Directions — Word for word, extract the first line of the records below and each line after it, up to and including the line with "const subDigits = ['1','2','3','4'];". Pictures are left out.

*** Data to use ***

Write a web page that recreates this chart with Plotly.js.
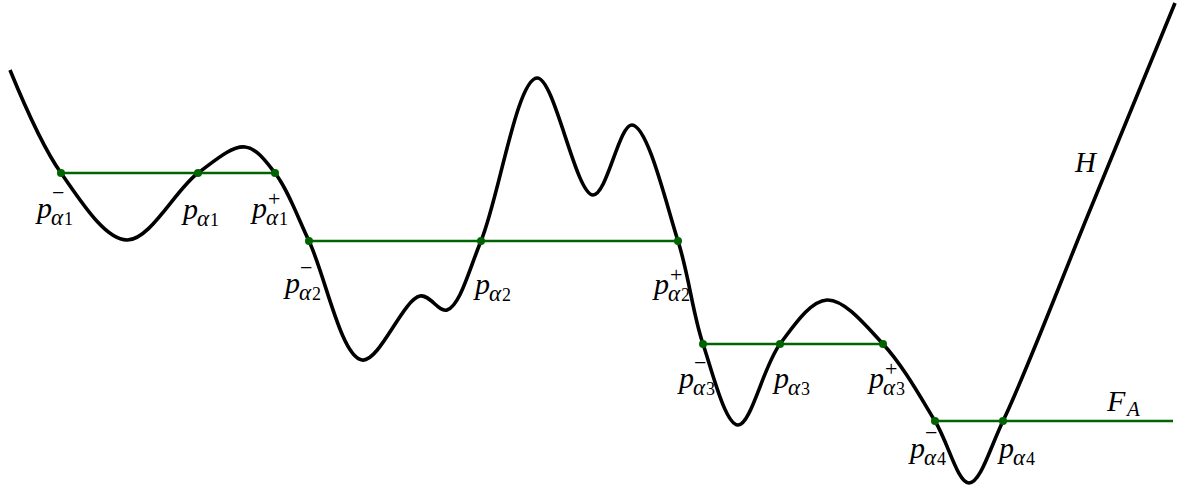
<!DOCTYPE html>
<html><head><meta charset="utf-8">
<script src="https://cdn.plot.ly/plotly-3.0.1.min.js"></script>
<style>html,body{margin:0;padding:0;background:#fff}#chart{width:1188px;height:491px}</style>
</head><body><div id="chart"></div>
<script>
// Curve H (drawing units: x right, y down)
const curveX = [10,61,127,198,245,275,309,362,420,447,481,537,593,632,678,703,738,780,827,883,935,969,1003,1090,1175];
const curveY = [70,173,240,173,147,173,241,360,296,310,241,78,195,125,241,344,425,344,300,344,421,483,421,210,3];
// Levels (green segments) and points on them
const levelY = [173,241,344,421];
const segStart = [61,309,703,935];
const segEnd = [275,678,883,1173];
const pointMinusX = [61,309,703,935];
const pointX = [198,481,780,1003];
const pointPlusX = [275,678,883,null];
const subDigits = ['1','2','3','4'];

const traces = [];
traces.push({x:curveX,y:curveY,mode:'lines',line:{color:'#000',width:3.6,shape:'spline',smoothing:1.0},hoverinfo:'skip'});
for(let i=0;i<levelY.length;i++){
  traces.push({x:[segStart[i],segEnd[i]],y:[levelY[i],levelY[i]],mode:'lines',line:{color:'#006400',width:2.6},hoverinfo:'skip'});
  const px=[pointMinusX[i],pointX[i]]; if(pointPlusX[i]!==null) px.push(pointPlusX[i]);
  traces.push({x:px,y:px.map(()=>levelY[i]),mode:'markers',marker:{color:'#006400',size:8},hoverinfo:'skip'});
}

const ann=[];
const serif='Liberation Serif, DejaVu Serif, serif';
function label(x,y,digit,sign){
  ann.push({x:x,y:y,text:'<i>p</i>',showarrow:false,xanchor:'left',yanchor:'middle',font:{family:serif,size:30,color:'#000'}});
  ann.push({x:x+16,y:y+10,text:'<i>α</i>',showarrow:false,xanchor:'left',yanchor:'middle',font:{family:serif,size:23,color:'#000'}});
  ann.push({x:x+29,y:y+12,text:digit,showarrow:false,xanchor:'left',yanchor:'middle',font:{family:serif,size:18,color:'#000'}});
  if(sign==='−') ann.push({x:x+17,y:y-15,text:sign,showarrow:false,xanchor:'left',yanchor:'middle',font:{family:serif,size:22,color:'#000'}});
  if(sign==='+') ann.push({x:x+18,y:y-9,text:sign,showarrow:false,xanchor:'left',yanchor:'middle',font:{family:serif,size:22,color:'#000'}});
}
// label placement offsets relative to points
const offMinus=[[-28,34],[-28,41],[-28,33],[-29,26]];
const offMid=[[-19,35],[-10,42],[-10,33],[-8,26]];
const offPlus=[[-27,34],[-28,42],[-18,33]];
for(let i=0;i<4;i++){
  label(pointMinusX[i]+offMinus[i][0],levelY[i]+offMinus[i][1],subDigits[i],'−');
  label(pointX[i]+offMid[i][0],levelY[i]+offMid[i][1],subDigits[i],null);
  if(pointPlusX[i]!==null) label(pointPlusX[i]+offPlus[i][0],levelY[i]+offPlus[i][1],subDigits[i],'+');
}
ann.push({x:1104,y:400,text:'<i>F</i>',showarrow:false,xanchor:'left',yanchor:'middle',font:{family:serif,size:30,color:'#000'}});
ann.push({x:1123,y:409,text:'<i>A</i>',showarrow:false,xanchor:'left',yanchor:'middle',font:{family:serif,size:21,color:'#000'}});
ann.push({x:1072,y:162,text:'<i>H</i>',showarrow:false,xanchor:'left',yanchor:'middle',font:{family:serif,size:29,color:'#000'}});

const layout={width:1188,height:491,margin:{l:0,r:0,t:0,b:0},paper_bgcolor:'#fff',plot_bgcolor:'#fff',showlegend:false,
  xaxis:{range:[0,1188],visible:false,fixedrange:true},
  yaxis:{range:[491,0],visible:false,fixedrange:true},
  annotations:ann};
Plotly.newPlot('chart',traces,layout,{staticPlot:true,displayModeBar:false});
</script></body></html>
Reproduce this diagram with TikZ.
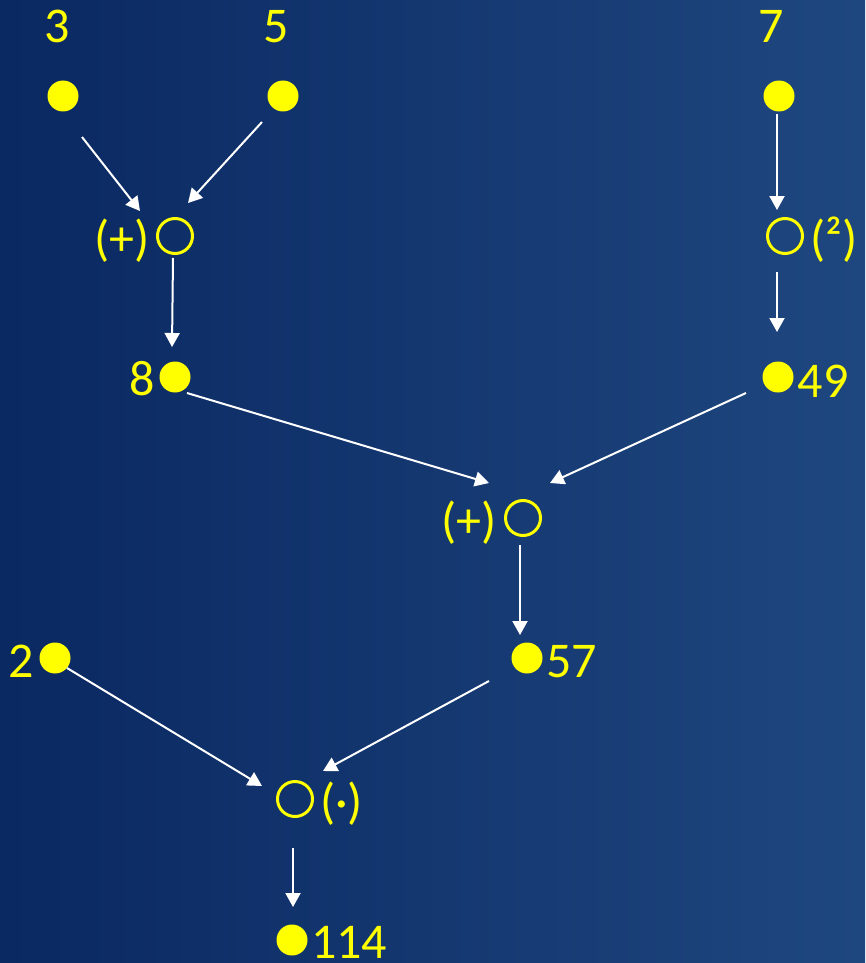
\documentclass[tikz,border=0pt]{standalone}
\usepackage{fontspec}
\setmainfont{Carlito}
\usetikzlibrary{arrows.meta,calc}
\definecolor{bgL}{RGB}{10,40,98}
\definecolor{bgR}{RGB}{31,71,127}
\definecolor{yel}{RGB}{255,255,0}
\begin{document}
\begin{tikzpicture}[x=1pt,y=-1pt,
  dot/.style={circle,fill=yel,inner sep=0pt,minimum size=31pt},
  opc/.style={circle,draw=yel,line width=3pt,inner sep=0pt,minimum size=35pt},
  lbl/.style={text=yel,inner sep=0pt,font=\fontsize{50}{60}\selectfont},
  arr/.style={draw=white,line width=2pt,-{Triangle[length=14pt,width=15pt]}}]
\shade[left color=bgL,right color=bgR] (0,0) rectangle (865,963);
\useasboundingbox (0,0) rectangle (865,963);

% value dots
\node[dot] (d3) at (63,96) {};
\node[dot] (d5) at (283,96) {};
\node[dot] (d7) at (779,96) {};
\node[dot] (d8) at (175,377) {};
\node[dot] (d49) at (778,377) {};
\node[dot] (d2) at (55,658) {};
\node[dot] (d57) at (527,658) {};
\node[dot] (d114) at (292,940) {};
% operation circles
\node[opc] (o1) at (175,236) {};
\node[opc] (o2) at (785,236) {};
\node[opc] (o3) at (523,518) {};
\node[opc] (o4) at (295,799) {};

% labels
\node[lbl,anchor=base] (t3) at (57,43) {3};
\node[lbl,anchor=base] (t5) at (276.5,43) {5};
\node[lbl,anchor=base] (t7) at (771,43) {7};
\node[lbl,anchor=base east] (l1) at (150,255) {(+)};
\node[lbl,anchor=base west] (l2) at (810,255) {(²)};
\node[lbl,anchor=base east] (t8) at (155,395) {8};
\node[lbl,anchor=base west] (t49) at (797.5,397) {49};
\node[lbl,anchor=base east] (l3) at (497,537) {(+)};
\node[lbl,anchor=base west] (t57) at (546,677) {57};
\node[lbl,anchor=base east] (t2) at (34.5,677) {2};
\node[lbl,anchor=base west] (l4) at (320,818) {(·)};
\node[lbl,anchor=base west] (t114) at (311,958) {114};

% arrows
\draw[arr] ($(d3)+(19,41)$) -- ($(o1)+(-35,-25)$);
\draw[arr] ($(d5)+(-21,26)$) -- ($(o1)+(13,-33)$);
\draw[arr] ($(d7)+(-2,18)$) -- ($(o2)+(-8,-26)$);
\draw[arr] ($(o1)+(-2,22)$) -- ($(d8)+(-3,-30)$);
\draw[arr] ($(o2)+(-8,36)$) -- ($(d49)+(-1,-45)$);
\draw[arr] ($(d8)+(12,16)$) -- ($(o3)+(-34,-35)$);
\draw[arr] ($(d49)+(-32,16)$) -- ($(o3)+(27,-35)$);
\draw[arr] ($(o3)+(-3,27)$) -- ($(d57)+(-7,-23)$);
\draw[arr] ($(d2)+(12,10)$) -- ($(o4)+(-33,-13)$);
\draw[arr] ($(d57)+(-38,23)$) -- ($(o4)+(28,-28)$);
\draw[arr] ($(o4)+(-2,49)$) -- ($(d114)+(1,-33)$);
\end{tikzpicture}
\end{document}
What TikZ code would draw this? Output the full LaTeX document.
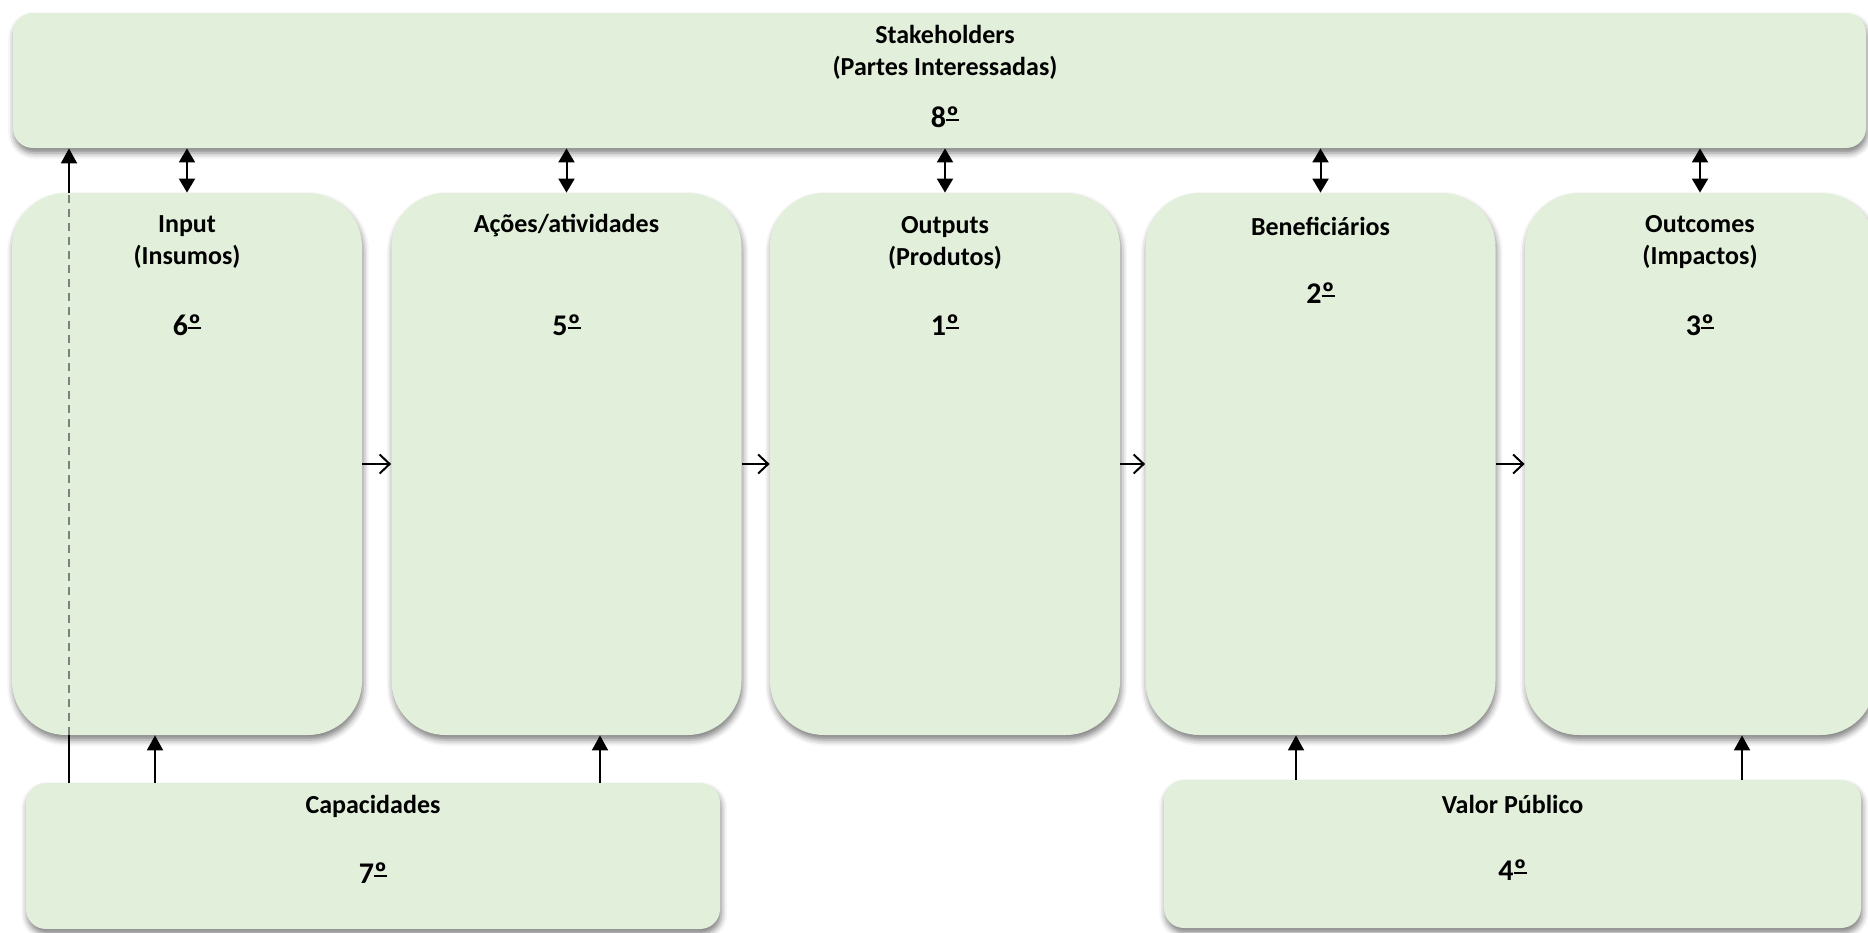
\documentclass[tikz,border=0pt]{standalone}
\usepackage{fontspec}
\setmainfont{Carlito}
\usetikzlibrary{arrows.meta,shadows.blur}
\definecolor{boxgreen}{HTML}{E2EFDA}
% ordinal sign with its bar underneath
\newsavebox\ordbox
\newcommand\ordm{\sbox\ordbox{º}\rlap{\rule[0.2em]{\wd\ordbox}{0.065em}}\usebox\ordbox}
\begin{document}
\begin{tikzpicture}[x=0.5pt,y=-0.5pt,
	box/.style={fill=boxgreen, draw=none, inner sep=0pt,
		blur shadow={shadow xshift=0.6pt, shadow yshift=-2.5pt, shadow blur radius=3pt, shadow opacity=50}},
	tall/.style={box, rounded corners=27pt, minimum width=175pt, minimum height=271pt},
	wide/.style={box, rounded corners=10pt},
	title/.style={font=\bfseries\fontsize{13}{16}\selectfont, align=center},
	rank/.style={font=\bfseries\fontsize{15}{18}\selectfont},
	uparr/.style={line width=1pt, -{Triangle[length=7.5pt,width=8pt]}},
	dblarr/.style={line width=1pt, {Triangle[length=7pt,width=8pt]}-{Triangle[length=7pt,width=8pt]}},
	flow/.style={line width=1pt, -{Straight Barb[length=5pt,width=9.5pt]}}]
	\useasboundingbox (0,0) rectangle (1868,932);
	% boxes
	\node[wide, minimum width=926.5pt, minimum height=67.5pt] (stake) at (939.5,80.5) {};
	\node[tall] (input) at (187,464) {};
	\node[tall] (acoes) at (566.5,464) {};
	\node[tall] (outputs) at (945,464) {};
	\node[tall] (benef) at (1320.5,464) {};
	\node[tall] (outcomes) at (1700,464) {};
	\node[wide, minimum width=347pt, minimum height=73pt] (cap) at (373,856) {};
	\node[wide, minimum width=348.5pt, minimum height=74pt] (valor) at (1512.5,854) {};
	% texts
	\node[title] (stake-t) at (945,52) {Stakeholders\\(Partes Interessadas)};
	\node[rank] (stake-n) at (945,117) {8\ordm};
	\node[title] (input-t) at (187,242.5) {Input\\(Insumos)};
	\node[rank] (input-n) at (187,325) {6\ordm};
	\node[title] (acoes-t) at (566.5,226) {Ações/atividades};
	\node[rank] (acoes-n) at (566.5,325) {5\ordm};
	\node[title] (outputs-t) at (945,242.5) {Outputs\\(Produtos)};
	\node[rank] (outputs-n) at (945,325) {1\ordm};
	\node[title] (benef-t) at (1320.5,226) {Beneficiários};
	\node[rank] (benef-n) at (1320.5,293) {2\ordm};
	\node[title] (outcomes-t) at (1700,242.5) {Outcomes\\(Impactos)};
	\node[rank] (outcomes-n) at (1700,325) {3\ordm};
	\node[title] (cap-t) at (373,806) {Capacidades};
	\node[rank] (cap-n) at (373,873) {7\ordm};
	\node[title] (valor-t) at (1512.5,804) {Valor Público};
	\node[rank] (valor-n) at (1512.5,870) {4\ordm};
	% links with the stakeholders
	\foreach \b in {input,acoes,outputs,benef,outcomes}
		\draw[dblarr] (\b.north) -- (stake.south -| \b.north);
	% chain
	\draw[flow] (input.east) -- (acoes.west);
	\draw[flow] (acoes.east) -- (outputs.west);
	\draw[flow] (outputs.east) -- (benef.west);
	\draw[flow] (benef.east) -- (outcomes.west);
	% from the bottom boxes
	\coordinate (feed) at (69,0);
	\coordinate (capA) at (155,0);
	\coordinate (capB) at (600,0);
	\coordinate (valA) at (1296,0);
	\coordinate (valB) at (1742,0);
	\draw[line width=1pt] (cap.north -| feed) -- (input.south -| feed);
	\draw[gray, line width=1pt, dash pattern=on 4pt off 3pt] (input.south -| feed) -- (input.north -| feed);
	\draw[uparr] (input.north -| feed) -- (stake.south -| feed);
	\draw[uparr] (cap.north -| capA) -- (input.south -| capA);
	\draw[uparr] (cap.north -| capB) -- (acoes.south -| capB);
	\draw[uparr] (valor.north -| valA) -- (benef.south -| valA);
	\draw[uparr] (valor.north -| valB) -- (outcomes.south -| valB);
\end{tikzpicture}
\end{document}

***

Result of the exercise —
Write a web page that recreates this chart with Plotly.js.
<!DOCTYPE html>
<html><head><meta charset="utf-8">
<script src="https://cdn.plot.ly/plotly-3.0.1.min.js"></script>
<style>html,body{margin:0;padding:0;background:#fff}#chart{width:1188px;height:491px}</style>
</head><body><div id="chart"></div>
<script>
// Curve H (drawing units: x right, y down)
const curveX = [10,61,127,198,245,275,309,362,420,447,481,537,593,632,678,703,738,780,827,883,935,969,1003,1090,1175];
const curveY = [70,173,240,173,147,173,241,360,296,310,241,78,195,125,241,344,425,344,300,344,421,483,421,210,3];
// Levels (green segments) and points on them
const levelY = [173,241,344,421];
const segStart = [61,309,703,935];
const segEnd = [275,678,883,1173];
const pointMinusX = [61,309,703,935];
const pointX = [198,481,780,1003];
const pointPlusX = [275,678,883,null];
const subDigits = ['1','2','3','4'];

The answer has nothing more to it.